------ DATASET SECTION

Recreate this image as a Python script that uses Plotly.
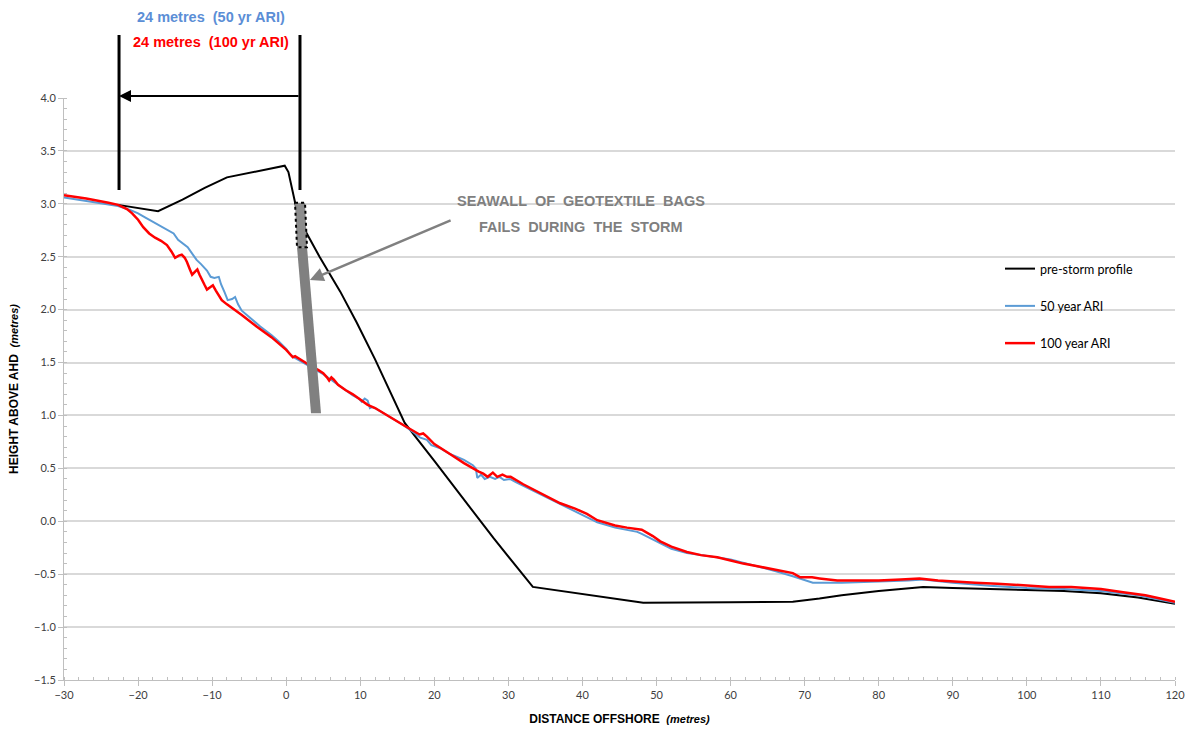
import plotly.graph_objects as go

# ---------------- data ----------------
pre_x = [-22.7, -20, -17.3, -14, -11, -8, -4, -1, -0.2, 0.3, 1.3, 2.3, 4.5, 7.3, 9.5, 12, 14, 16,
         20, 24, 28, 33.3, 40, 48.2, 60, 68.4, 72, 75, 80, 86, 90, 95, 100, 105, 110, 115, 120]
pre_y = [2.99, 2.96, 2.93, 3.04, 3.15, 3.25, 3.31, 3.35, 3.36, 3.30, 2.98, 2.78, 2.50, 2.17, 1.88,
         1.53, 1.23, 0.93, 0.57, 0.21, -0.16, -0.62, -0.69, -0.77, -0.765, -0.76, -0.73, -0.70,
         -0.66, -0.62, -0.63, -0.64, -0.65, -0.66, -0.68, -0.72, -0.78]

ari50_x = [-30, -27, -24, -22.7, -21, -20, -19, -18, -17, -16, -15.2, -14.6, -14, -13.3, -12.6,
           -12.1, -11.5, -10.7, -10.2, -9.7, -9.1, -8.8, -8.3, -7.9, -7.3, -6.9, -6.5, -6, -5,
           -3.5, -2, -1, 0, 0.5, 1, 2, 3, 4, 5, 6, 7, 8, 9, 9.8, 10.2, 10.6, 11.0, 11.3, 11.6,
           12, 14, 15.8, 17, 18.1, 19, 19.6, 20.8, 22, 23, 24, 25.2, 25.6, 25.8, 26.3, 26.8,
           27.5, 28.2, 28.8, 29.4, 30.2, 31, 33, 37, 40, 42, 44.4, 46, 47.4, 48, 50.5, 52, 54.1,
           56, 58.2, 60, 62.2, 64, 66, 68.4, 70, 71.1, 75, 80.2, 84, 86, 90, 95, 100, 105, 110,
           115, 120]
ari50_y = [3.06, 3.03, 3.00, 2.98, 2.94, 2.91, 2.87, 2.83, 2.79, 2.75, 2.72, 2.66, 2.63, 2.59, 2.52,
           2.47, 2.43, 2.37, 2.31, 2.30, 2.31, 2.24, 2.16, 2.09, 2.10, 2.12, 2.05, 1.99, 1.93,
           1.84, 1.76, 1.70, 1.63, 1.58, 1.55, 1.51, 1.47, 1.43, 1.39, 1.34, 1.29, 1.24, 1.19,
           1.16, 1.13, 1.16, 1.14, 1.07, 1.08, 1.07, 0.99, 0.91, 0.85, 0.79, 0.77, 0.72, 0.69,
           0.64, 0.61, 0.58, 0.53, 0.50, 0.41, 0.44, 0.40, 0.42, 0.40, 0.42, 0.39, 0.40, 0.37,
           0.30, 0.16, 0.06, -0.01, -0.06, -0.08, -0.10, -0.12, -0.21, -0.26, -0.30, -0.32,
           -0.34, -0.36, -0.40, -0.43, -0.47, -0.52, -0.56, -0.58, -0.58, -0.57, -0.56, -0.55,
           -0.58, -0.61, -0.63, -0.64, -0.66, -0.70, -0.77]

ari100_x = [-30, -27, -24, -22.7, -21.5, -20.8, -20, -19.3, -18.5, -17.7, -16.9, -16.1, -15.5,
            -15.0, -14.5, -14.1, -13.7, -13.4, -13, -12.7, -12.3, -12.0, -11.7, -11.4, -11,
            -10.7, -10.3, -9.9, -9.5, -9, -8.7, -8, -6, -4, -2, 0, 0.9, 1.2, 2.5, 3.5, 4.3,
            5.0, 5.5, 5.8, 6.1, 6.4, 7, 8, 9, 10, 11, 12, 14, 15.8, 18, 18.5, 19, 20, 22, 24,
            26, 26.6, 27.2, 27.9, 28.5, 29.2, 29.8, 30.3, 32, 35, 37, 39, 40.6, 42, 44.4, 46,
            47.4, 48, 49.5, 50.5, 52, 54.1, 56, 58.2, 60, 61.7, 64, 66, 68.4, 69.4, 71, 72,
            74.4, 77, 80, 83, 85.5, 88, 90, 93, 96, 98, 100, 103, 106, 108, 110, 113, 116,
            118, 120]
ari100_y = [3.08, 3.05, 3.01, 2.99, 2.95, 2.91, 2.85, 2.78, 2.72, 2.68, 2.65, 2.61, 2.55, 2.49,
            2.51, 2.52, 2.49, 2.45, 2.38, 2.33, 2.36, 2.38, 2.33, 2.28, 2.23, 2.19, 2.21, 2.23,
            2.18, 2.12, 2.09, 2.05, 1.95, 1.84, 1.74, 1.62, 1.55, 1.56, 1.50, 1.46, 1.43, 1.40,
            1.36, 1.33, 1.36, 1.34, 1.29, 1.24, 1.20, 1.15, 1.10, 1.07, 0.99, 0.91, 0.82, 0.83,
            0.80, 0.73, 0.64, 0.55, 0.47, 0.45, 0.42, 0.46, 0.42, 0.44, 0.42, 0.42, 0.35, 0.24,
            0.17, 0.12, 0.07, 0.01, -0.04, -0.06, -0.07, -0.08, -0.14, -0.19, -0.24, -0.29,
            -0.32, -0.34, -0.37, -0.40, -0.43, -0.46, -0.49, -0.53, -0.53, -0.54, -0.56, -0.56,
            -0.56, -0.55, -0.54, -0.56, -0.57, -0.58, -0.59, -0.60, -0.61, -0.62, -0.62, -0.63,
            -0.64, -0.67, -0.70, -0.73, -0.76]

series_names = ["pre-storm profile", "50 year ARI", "100 year ARI"]
x_range = [-30, 120]
y_range = [-1.5, 4.0]

# annotation geometry (data units)
retreat_left_x = -22.57
retreat_right_x = 1.86
seawall_bags_top = [(1.19, 3.01), (2.54, 3.01), (2.81, 2.59), (1.46, 2.59)]
seawall_bags_bottom = [(1.46, 2.59), (2.81, 2.59), (4.70, 1.02), (3.35, 1.02)]
pointer_tail = (22.4, 2.85)
pointer_head = (3.2, 2.28)

# ---------------- figure ----------------
W, H = 1187, 735
ML, MR, MT, MB = 64, 12, 98, 55
PW, PH = W - ML - MR, H - MT - MB


def px_to_paper_x(px):
    return (px - ML) / PW


def px_to_paper_y(py):
    return (H - MB - py) / PH


fig = go.Figure()
fig.add_trace(go.Scatter(x=pre_x, y=pre_y, mode="lines", name=series_names[0],
                         line=dict(color="#000000", width=2), legendgroup="a"))
fig.add_trace(go.Scatter(x=ari50_x, y=ari50_y, mode="lines", name=series_names[1],
                         line=dict(color="#5B9BD5", width=2), legendgroup="b"))
fig.add_trace(go.Scatter(x=ari100_x, y=ari100_y, mode="lines", name=series_names[2],
                         line=dict(color="#FF0000", width=2.5), legendgroup="c"))


def poly_path(pts):
    return "M " + " L ".join(f"{x},{y}" for x, y in pts) + " Z"


shapes = [
    # white box behind legend (hides gridlines)
    dict(type="rect", xref="paper", yref="paper", layer="between",
         x0=px_to_paper_x(960), x1=1.0, y0=px_to_paper_y(360), y1=px_to_paper_y(235),
         fillcolor="white", line=dict(width=0)),
    # white box behind the seawall caption (hides the 3.0 gridline)
    dict(type="rect", xref="paper", yref="paper", layer="between",
         x0=px_to_paper_x(432), x1=px_to_paper_x(730), y0=px_to_paper_y(212),
         y1=px_to_paper_y(192), fillcolor="white", line=dict(width=0)),
    # darker gridlines
    dict(type="line", xref="paper", yref="y", layer="between", x0=0, x1=px_to_paper_x(960),
         y0=2.0, y1=2.0, line=dict(color="#a6a6a6", width=1.2)),
    dict(type="line", xref="paper", yref="y", layer="between", x0=0, x1=1,
         y0=-1.0, y1=-1.0, line=dict(color="#a6a6a6", width=1.2)),
    # seawall
    dict(type="path", xref="x", yref="y", layer="above", path=poly_path(seawall_bags_bottom),
         fillcolor="#808080", line=dict(width=0)),
    dict(type="path", xref="x", yref="y", layer="above", path=poly_path(seawall_bags_top),
         fillcolor="#8c8c8c", line=dict(color="#000000", width=2, dash="dot")),
    # retreat markers
    dict(type="line", xref="x", yref="paper", x0=retreat_left_x, x1=retreat_left_x,
         y0=px_to_paper_y(190), y1=px_to_paper_y(35), line=dict(color="#000000", width=3)),
    dict(type="line", xref="x", yref="paper", x0=retreat_right_x, x1=retreat_right_x,
         y0=px_to_paper_y(190), y1=px_to_paper_y(35), line=dict(color="#000000", width=3)),
]

bold_font = "Liberation Sans, Arial, sans-serif"
annotations = [
    dict(xref="paper", yref="paper", x=px_to_paper_x(211), y=px_to_paper_y(17),
         xanchor="center", yanchor="middle",
         text="<b>24 metres  (50 yr ARI)</b>", showarrow=False,
         font=dict(family=bold_font, size=14.5, color="#5B8ED6")),
    dict(xref="paper", yref="paper", x=px_to_paper_x(211), y=px_to_paper_y(42),
         xanchor="center", yanchor="middle",
         text="<b>24 metres  (100 yr ARI)</b>", showarrow=False,
         font=dict(family=bold_font, size=14.5, color="#FF0000")),
    dict(xref="paper", yref="paper", x=px_to_paper_x(581), y=px_to_paper_y(201),
         xanchor="center", yanchor="middle",
         text="<b>SEAWALL  OF  GEOTEXTILE  BAGS</b>", showarrow=False,
         font=dict(family=bold_font, size=14.5, color="#7f7f7f")),
    dict(xref="paper", yref="paper", x=px_to_paper_x(581), y=px_to_paper_y(227),
         xanchor="center", yanchor="middle",
         text="<b>FAILS  DURING  THE  STORM</b>", showarrow=False,
         font=dict(family=bold_font, size=14.5, color="#7f7f7f")),
    # retreat arrow
    dict(xref="x", yref="paper", x=retreat_left_x, y=px_to_paper_y(96), axref="x",
         ayref="pixel", ax=retreat_right_x, ay=0, text="", showarrow=True, arrowhead=2,
         arrowsize=1.2, arrowwidth=2, arrowcolor="#000000"),
    # pointer to the seawall
    dict(xref="x", yref="y", x=pointer_head[0], y=pointer_head[1], axref="x", ayref="y",
         ax=pointer_tail[0], ay=pointer_tail[1], text="",
         showarrow=True, arrowhead=2, arrowsize=1.1, arrowwidth=2.5, arrowcolor="#808080"),
]

fig.update_layout(
    width=W, height=H,
    margin=dict(l=ML, r=MR, t=MT, b=MB, pad=0),
    paper_bgcolor="white", plot_bgcolor="white",
    shapes=shapes, annotations=annotations,
    legend=dict(x=px_to_paper_x(1000), y=px_to_paper_y(254), xanchor="left", yanchor="top",
                bgcolor="rgba(0,0,0,0)", font=dict(family="Lato, sans-serif", size=12.5,
                                                   color="#000000"),
                traceorder="grouped", tracegroupgap=18, itemwidth=30),
    showlegend=True,
)

fig.update_xaxes(
    range=x_range, dtick=10, tick0=0, showgrid=False, zeroline=False, automargin=False,
    showline=True, linecolor="#bfbfbf", linewidth=1,
    ticks="outside", ticklen=5, tickcolor="#bfbfbf",
    minor=dict(dtick=2, ticks="inside", ticklen=3, tickcolor="#bfbfbf", showgrid=False),
    tickfont=dict(family="Lato, sans-serif", size=11, color="#404040"),
    title=dict(text="<b>DISTANCE OFFSHORE</b>  <b><i><span style='font-size:11px'>(metres)</span></i></b>",
               font=dict(family=bold_font, size=12, color="#000000"), standoff=14),
)
fig.update_yaxes(
    range=y_range, dtick=0.5, tick0=0, tickformat=".1f", showgrid=True, automargin=False,
    gridcolor="#d9d9d9", gridwidth=2, zeroline=False,
    showline=True, linecolor="#bfbfbf", linewidth=1,
    ticks="outside", ticklen=5, tickcolor="#bfbfbf",
    minor=dict(dtick=0.1, ticks="inside", ticklen=3, tickcolor="#bfbfbf", showgrid=False),
    tickfont=dict(family="Lato, sans-serif", size=11, color="#404040"),
    title=dict(text="<b>HEIGHT ABOVE AHD</b>  <b><i><span style='font-size:11px'>(metres)</span></i></b>",
               font=dict(family=bold_font, size=12, color="#000000"), standoff=12),
)

fig.write_html("out.html")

------------

▸ **GIVEN INSTRUCTION**
Repeat the lines above, starting at the first and stopping after the line that holds "-0.66, -0.62, -0.63, -0.64, -0.65, -0.66, -0.68, -0.72, -0.78]", with the pictures left out.

▸ **SOLVED EXERCISE**
Recreate this image as a Python script that uses Plotly.
import plotly.graph_objects as go

# ---------------- data ----------------
pre_x = [-22.7, -20, -17.3, -14, -11, -8, -4, -1, -0.2, 0.3, 1.3, 2.3, 4.5, 7.3, 9.5, 12, 14, 16,
         20, 24, 28, 33.3, 40, 48.2, 60, 68.4, 72, 75, 80, 86, 90, 95, 100, 105, 110, 115, 120]
pre_y = [2.99, 2.96, 2.93, 3.04, 3.15, 3.25, 3.31, 3.35, 3.36, 3.30, 2.98, 2.78, 2.50, 2.17, 1.88,
         1.53, 1.23, 0.93, 0.57, 0.21, -0.16, -0.62, -0.69, -0.77, -0.765, -0.76, -0.73, -0.70,
         -0.66, -0.62, -0.63, -0.64, -0.65, -0.66, -0.68, -0.72, -0.78]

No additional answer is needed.